I've heard plenty of anecdotes about Linux being a terrible NFS server
but I haven't really found any good list of the actual problems
encountered in the various Linux versions. Is such a thing around, or
does everyone "just know" that Linux can't serve NFS well?
And does "well" mean fast, correct, reliable, compatible, or something
else?
Cheers,
Chris
A friend of mine told me a real horror story about Linux based NFS in a seismic processing shop. They'd set the largest documented block size for transfers and would experience weird failures under load. After several months of this someone dug into the kernel source. As I recall him telling me, the kernel source comment accompanying setting the larger block size was:
// I hope no one ever selects this
Seems it didn't reliably transfer the entire block because the logic needed had never been fully implemented. Hopefully it is now, but it's certainly typical of my experience w/ Linux.
On Thu, 2008-01-24 at 07:56 +0000, Chris Ridd wrote:
On 2008-01-23 20:53:28 +0000, Chris Cox <notccox@notairmail.net> said:
...
We have had ZERO problems with our SUSE based NFS servers. We serve
terabytes of disk and have been doing so for hundreds of users on
hundreds of clients, even loaded for more than 5 years.
Were those clients also Linux, or a mix of things?
We have a mixture of clients:
AIX 4.3.3, 5.1, 5.2 5.3 HPUX 11.00, 11.11 (11i), 11.23 (11iv2) (PARISC and Itanium) Red Hat 7.1, 7.3, 8.0, 9 RHEL 2, 3, 4, 5, 5.1 SUSE 8.2, 9.0, 9.2, 9.3, 10, 10.1, 10.2, 10.3 SLES 8, 9, 10 (both SLES and RHEL are supported 32bit and 64bit as well as IBM zSeries under zVM) Solaris 2.6, 7, 8, 9, 10 (x86 and SPARC) SCO Unixware 7.1.4 NCR SVR4 (had to make it an NIS slave, old style NIS) OSF/1 (Tru64 or Digital Unix) 4.0, 5.1
We are a software ISV. I've been administrating and porting code across all flavors since about 1983.
NIS servers run off of two SLES 10 boxes. Primary NFS servers serve up terabytes of shared disk to all of the clients listed above (including the home directories currently split across two growable 800G areas each). Same storage areas are also made available via SMB, ftp and http protocols. We converted away from direct attached SCSI to fibre SAN (some 2G some 4G) for storage this year and increased our storage from 12TB to about 65TB (not all of that is allocated today). Because of that conversion, our NIS/NFS servers are only showing 116 days of uptime. Prior to that, the servers had been up for over a year (we are supposed to have a mandatory outage each year, it didn't happen in 2007).

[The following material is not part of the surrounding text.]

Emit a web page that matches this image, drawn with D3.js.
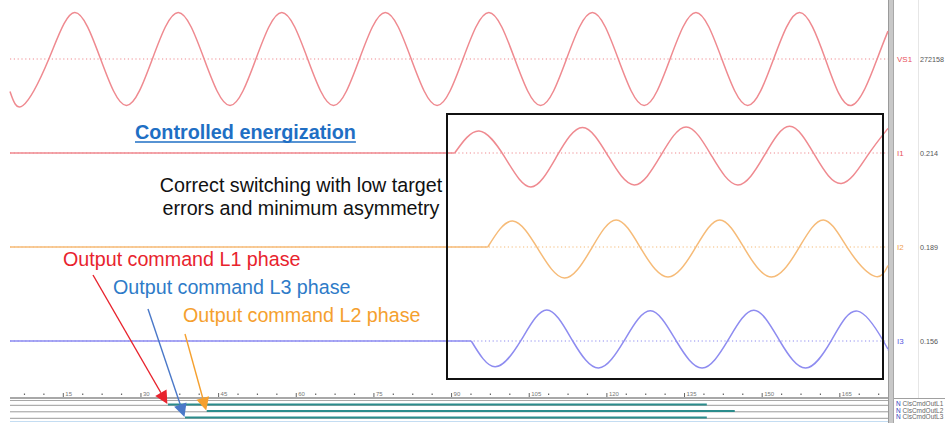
<!DOCTYPE html>
<html><head><meta charset="utf-8">
<script src="https://cdn.jsdelivr.net/npm/d3@7"></script>
<style>html,body{margin:0;padding:0;background:#fff;overflow:hidden}svg{display:block}</style>
</head><body><svg id="chart" width="945" height="423"></svg>
<script>
// ---------------- DATA ----------------
const timeDomain = [4.8, 174.4];              // ms shown on the time axis
const majorTicks = [15, 30, 45, 60, 75, 90, 105, 120, 135, 150, 165];
const minorStep = 3.75;

const channelNames  = ["VS1", "I1", "I2", "I3"];
const channelValues = ["272158", "0.214", "0.189", "0.156"];

// switching instants (ms); before it the channel is flat at 0
const switchOn = [null, 90.7, 97.1, 93.9];

// key points (extrema / zero crossings) per channel, value in per-unit of channel
const vs1T = [4.8, 7.3, 12.3, 17.3, 22.3, 27.3, 32.3, 37.3, 42.3, 47.3, 52.3, 57.3, 62.3, 67.3, 72.3, 77.3, 82.3, 87.3, 92.3, 97.3, 102.3, 107.3, 112.3, 117.3, 122.3, 127.3, 132.3, 137.3, 142.3, 147.3, 152.3, 157.3, 162.3, 167.3, 172.3, 174.4];
const vs1V = [-0.70, -1, 0, 1, 0, -1, 0, 1, 0, -1, 0, 1, 0, -1, 0, 1, 0, -1, 0, 1, 0, -1, 0, 1, 0, -1, 0, 1, 0, -1, 0, 1, 0, -1, 0, 0.6];

const i1T = [4.8, 90.7, 95.4, 100.4, 105.4, 110.4, 115.4, 120.4, 125.4, 130.4, 135.4, 140.4, 145.4, 150.4, 155.4, 160.4, 165.4, 170.4, 174.4];
const i1V = [0, 0, 0.76, -0.15, -1.17, -0.12, 0.88, -0.12, -1.10, -0.12, 0.90, -0.12, -1.10, -0.12, 0.92, -0.12, -1.05, -0.10, 0.85];

const i2T = [4.8, 97.1, 101.9, 106.9, 111.9, 116.9, 121.9, 126.9, 131.9, 136.9, 141.9, 146.9, 151.9, 156.9, 161.9, 166.9, 171.9, 174.4];
const i2V = [0, 0, 0.91, -0.10, -1.09, -0.12, 0.95, -0.12, -1.05, -0.12, 0.95, -0.12, -1.05, -0.12, 0.95, -0.12, -1.03, -0.65];

const i3T = [4.8, 93.9, 98.5, 103.5, 108.5, 113.5, 118.5, 123.5, 128.5, 133.5, 138.5, 143.5, 148.5, 153.5, 158.5, 163.5, 168.5, 173.5, 174.4];
const i3V = [0, 0, -0.89, 0.02, 1.07, 0, -0.93, 0.03, 1.04, 0, -0.93, 0.03, 1.06, 0, -0.93, 0.03, 1.03, 0, -0.30];

// digital output commands
const digitalNames = ["ClsCmdOutL1", "ClsCmdOutL2", "ClsCmdOutL3"];
const digitalOn  = [35.3, 42.8, 38.6];
const digitalOff = [139.4, 144.8, 139.4];

// annotations
const titleText = "Controlled energization";
const noteLines = ["Correct switching with low target", "errors and minimum asymmetry"];
const cmdLabels = ["Output command L1 phase", "Output command L3 phase", "Output command L2 phase"];
const cmdRows   = [0, 2, 1];   // which digital row each label points to

// ---------------- LAYOUT ----------------
const svg = d3.select("#chart");
const FONT = "'Liberation Sans', Arial, sans-serif";
const plotL = 10, plotR = 888;
const x = d3.scaleLinear().domain(timeDomain).range([plotL, plotR]);

const lanes = [
  {center: 59,  amp: 46.5, color: "#ef8a90", label: "#e8505c"},
  {center: 153, amp: 29,   color: "#ef8a90", label: "#e8505c"},
  {center: 247, amp: 28.5, color: "#f6bb78", label: "#f0a050"},
  {center: 341, amp: 29,   color: "#8e8cf0", label: "#5a58e0"}
];
const series = [[vs1T, vs1V], [i1T, i1V], [i2T, i2V], [i3T, i3V]];

// right panel
svg.append("line").attr("x1", 918.5).attr("x2", 918.5).attr("y1", 0).attr("y2", 398)
  .attr("stroke", "#e6e6e6").attr("stroke-width", 1);
svg.append("rect").attr("x", 888).attr("y", 0).attr("width", 6).attr("height", 423).attr("fill", "#c8c8c8");
svg.append("line").attr("x1", 888.5).attr("x2", 888.5).attr("y1", 0).attr("y2", 423).attr("stroke", "#9a9a9a");
svg.append("line").attr("x1", 893.5).attr("x2", 893.5).attr("y1", 0).attr("y2", 423).attr("stroke", "#a8a8a8");
svg.append("line").attr("x1", 894).attr("x2", 945).attr("y1", 398.5).attr("y2", 398.5).attr("stroke", "#a0a0a0");

// waveforms
lanes.forEach((ln, i) => {
  const y = d3.scaleLinear().domain([-1, 1]).range([ln.center + ln.amp, ln.center - ln.amp]);
  svg.append("line").attr("x1", plotL).attr("x2", plotR).attr("y1", y(0)).attr("y2", y(0))
    .attr("stroke", ln.color).attr("stroke-width", 1.2).attr("stroke-dasharray", "1.2,2.6");
  const [T, V] = series[i];
  const pts = T.map((t, k) => [t, V[k]]);
  const on = switchOn[i];
  const lineLin = d3.line().x(d => x(d[0])).y(d => y(d[1])).curve(d3.curveLinear);
  const lineNat = d3.line().x(d => x(d[0])).y(d => y(d[1])).curve(d3.curveNatural);
  if (on === null) {
    svg.append("path").attr("d", lineNat(pts)).attr("fill", "none")
      .attr("stroke", ln.color).attr("stroke-width", 1.5);
  } else {
    const pre = pts.filter(d => d[0] <= on);
    const post = pts.filter(d => d[0] >= on);
    svg.append("path").attr("d", lineLin(pre)).attr("fill", "none")
      .attr("stroke", ln.color).attr("stroke-width", 1.7);
    svg.append("path").attr("d", lineNat(post)).attr("fill", "none")
      .attr("stroke", ln.color).attr("stroke-width", 1.5);
  }
  svg.append("text").attr("x", 897).attr("y", ln.center + 3).text(channelNames[i])
    .attr("font-family", FONT).attr("font-size", 8).attr("fill", ln.label);
  svg.append("text").attr("x", 920).attr("y", ln.center + 3).text(channelValues[i])
    .attr("font-family", FONT).attr("font-size", 7.2).attr("fill", "#555");
});

// highlight box
svg.append("rect").attr("x", 447).attr("y", 114).attr("width", 436).attr("height", 265)
  .attr("fill", "none").attr("stroke", "#111").attr("stroke-width", 2);

// ---------------- time axis & digital rows ----------------
const axisY = 397;
svg.append("line").attr("x1", plotL).attr("x2", plotR).attr("y1", axisY + 1).attr("y2", axisY + 1)
  .attr("stroke", "#a8a8a8").attr("stroke-width", 2);
svg.append("line").attr("x1", plotL).attr("x2", plotR).attr("y1", 400.5).attr("y2", 400.5)
  .attr("stroke", "#a8a8a8").attr("stroke-width", 1);

const minorTicks = d3.range(timeDomain[0] - (timeDomain[0] % minorStep) + minorStep, timeDomain[1], minorStep)
  .filter(t => !majorTicks.includes(t));
const minorAxis = d3.axisBottom(x).tickValues(minorTicks).tickSize(-1.5).tickFormat("");
const gMin = svg.append("g").attr("transform", `translate(0,${axisY - 2})`).call(minorAxis);
gMin.select(".domain").remove();
gMin.selectAll(".tick line").attr("stroke", "#666").attr("stroke-width", 1.2);

const majorAxis = d3.axisBottom(x).tickValues(majorTicks).tickSize(-4).tickFormat(d3.format("d"));
const gMaj = svg.append("g").attr("transform", `translate(0,${axisY})`).call(majorAxis);
gMaj.select(".domain").remove();
gMaj.selectAll(".tick line").attr("stroke", "#666");
gMaj.selectAll(".tick text").attr("x", 2).attr("y", -1).attr("dy", 0)
  .attr("text-anchor", "start").attr("font-family", FONT).attr("font-size", 6).attr("fill", "#777");

const rowY = [404.5, 411, 417.5];
digitalNames.forEach((name, i) => {
  svg.append("line").attr("x1", plotL).attr("x2", plotR).attr("y1", rowY[i] + 0.8).attr("y2", rowY[i] + 0.8)
    .attr("stroke", "#9a9a9a").attr("stroke-width", 1);
  svg.append("line").attr("x1", x(digitalOn[i])).attr("x2", x(digitalOff[i]))
    .attr("y1", rowY[i]).attr("y2", rowY[i]).attr("stroke", "#2b8c8c").attr("stroke-width", 2.2);
  const t = svg.append("text").attr("x", 896).attr("y", rowY[i] + 1.5)
    .attr("font-family", FONT).attr("font-size", 6.5);
  t.append("tspan").attr("fill", "#3040c0").text("N ");
  t.append("tspan").attr("fill", "#666").text(name);
});
svg.append("line").attr("x1", plotL).attr("x2", plotR).attr("y1", 421.5).attr("y2", 421.5)
  .attr("stroke", "#c4ddf2").attr("stroke-width", 1.2);

// ---------------- annotations ----------------
const title = svg.append("text").attr("x", 135).attr("y", 139).text(titleText)
  .attr("font-family", FONT).attr("font-size", 19.8).attr("font-weight", "bold")
  .attr("fill", "#1f6fc4");
const tw = title.node().getComputedTextLength();
svg.append("line").attr("x1", 135).attr("x2", 135 + tw).attr("y1", 142).attr("y2", 142)
  .attr("stroke", "#1f6fc4").attr("stroke-width", 1.5);

noteLines.forEach((s, i) => {
  svg.append("text").attr("x", 301).attr("y", 192 + i * 23).text(s)
    .attr("text-anchor", "middle").attr("font-family", FONT).attr("font-size", 19.7)
    .attr("fill", "#111");
});

const cmdColors = ["#e8232d", "#2e7bc8", "#f5a02e"];
const arrowColors = ["#e8232d", "#4a78c8", "#f5a02e"];
const labelPos = [[63, 266], [113, 294], [183, 322]];
const arrowStart = [[93, 275], [148, 309], [185, 334]];
cmdLabels.forEach((s, i) => {
  svg.append("text").attr("x", labelPos[i][0]).attr("y", labelPos[i][1]).text(s)
    .attr("font-family", FONT).attr("font-size", 19.7).attr("fill", cmdColors[i]);
  const r = cmdRows[i];
  const tip = [x(digitalOn[r]) - 0.5, rowY[r] - 0.5];
  const s0 = arrowStart[i];
  const dx = tip[0] - s0[0], dy = tip[1] - s0[1], L = Math.hypot(dx, dy);
  const ux = dx / L, uy = dy / L, hl = 13, hw = 6.5;
  const bx = tip[0] - ux * hl, by = tip[1] - uy * hl;
  svg.append("line").attr("x1", s0[0]).attr("y1", s0[1]).attr("x2", bx).attr("y2", by)
    .attr("stroke", arrowColors[i]).attr("stroke-width", 1.4);
  svg.append("path")
    .attr("d", `M${tip[0]},${tip[1]}L${bx - uy * hw},${by + ux * hw}L${bx + uy * hw},${by - ux * hw}Z`)
    .attr("fill", arrowColors[i]);
});
</script></body></html>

Network is a Cisco based 1Gbit to the host with 10GigE inter switch delivering full 1Gbit (2Gbit) bandwidth host to host. However, this infrastructure existed even back when we were 100Mbit.
Obviously, we do have some high risk clients, especially those that can only do NFS via udp. Because those platforms are not heavy users, we haven't seen any issue yet and eventually those platforms will die off (much like the fact that we finally killed HPUX 10.0 and Solaris 2.5.1 ... for example).